Agentic AI Could Deliver Up to 90% Productivity Gains in Insurance Core System Modernization
Agentic AI — autonomous or semiautonomous software agents that can interpret legacy systems, generate documentation, validate configurations and coordinate complex workflows — could improve productivity by 10% to 90% across various stages of insurance core system modernization, according to an April 2026 report from McKinsey’s Financial Services Practice.
The greatest gains come in testing, reconciliation and defect cycle compression, where the report estimates improvements of 15% to 90%, while discovery and reverse engineering of legacy systems could see 20% to 50% productivity improvement.
Why Core Modernization Has Stalled
Insurance core systems often comprise decades’ worth of sparsely documented business rules, batch processes, custom interfaces and data semantics, the report said. Executives have long recognized the need to upgrade these platforms, but structural costs and risks have repeatedly undermined their motivation to act.
Among the most persistent challenges are underdocumented product logic and actuarial settings, semantic gaps that surface late in migration projects and drive rework, and cutover risks that force conservative sequencing, according to McKinsey. These dynamics create costly “double-bubble” periods in which insurers pay to maintain their legacy systems while simultaneously funding the modernization program, the report said.
A critical but often overlooked factor is where effort actually concentrates during migrations. Rewriting code or configuring the target platform represents only a small portion of the work, the report found. A “disproportionate share of time and investment” typically goes toward understanding and configuring rules, data conversion, quality control, reconciliation, operational readiness and post-migration stabilization, McKinsey said.
How Agentic AI Differs From Existing Tools
Unlike developer copilots that assist users moment by moment, agentic AI systems are designed to pursue a goal, break it into tasks, use tools and context, and iterate based on feedback and controls, according to the report. In a policy administration migration, this distinction matters because the biggest bottlenecks are rarely writing code but rather “the loops of discovery, mapping, testing, reconciliation, and cutover,” McKinsey said.
Some of the most significant gains come from agents’ ability to decode outdated programming languages that few workers can still understand, the report said. Agents can read code written in archaic languages, reverse engineer the logic and convert it into plain English.
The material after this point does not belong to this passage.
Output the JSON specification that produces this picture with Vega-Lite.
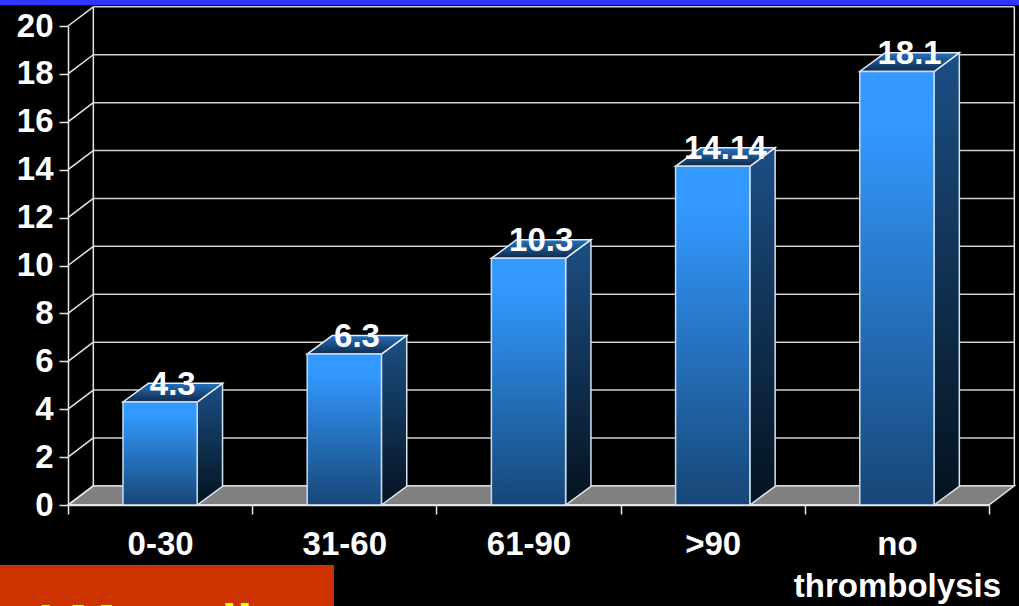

In many cases, an agent can accomplish within days what would take a trained subject matter expert months or even years to complete, according to McKinsey.
Once agent capabilities are established, the incremental cost of modernizing additional products and systems can fall quickly because the same agents, patterns and context layers can be reused across waves and domains, the report found. This creates what McKinsey described as “a portfolio option that insurance technology leaders have not had before.”
Three Shifts for Capturing Value
The report identified three critical moves for insurers looking to apply agentic AI to modernization efforts.
First, McKinsey recommended building modular agents — treating them as “a library of atomic capabilities, each with clear inputs, acceptance criteria, and escalation paths to humans” — rather than deploying monolithic solutions. This approach improves control, makes outputs auditable and enables reuse across discovery, data, testing and cutover phases.
Second, the report urged a shift from viewing modernization as a single large-scale migration to managing it as a coordinated portfolio of opportunities. With a reusable agent stack in place, the incremental effort to modernize additional products or adjacent applications “has the potential to fall materially,” McKinsey said, allowing leaders to evaluate platform migrations alongside selective rewrites of long-tail legacy applications.
Third, McKinsey emphasized redesigning roles, governance and risk management for agentic execution. Because insurance modernization is regulated and operationally sensitive, agentic workflows need built-in controls such as human-in-the-loop approvals at stage gates, traceability from requirements to configuration to test evidence, and clear model-validation practices, the report said.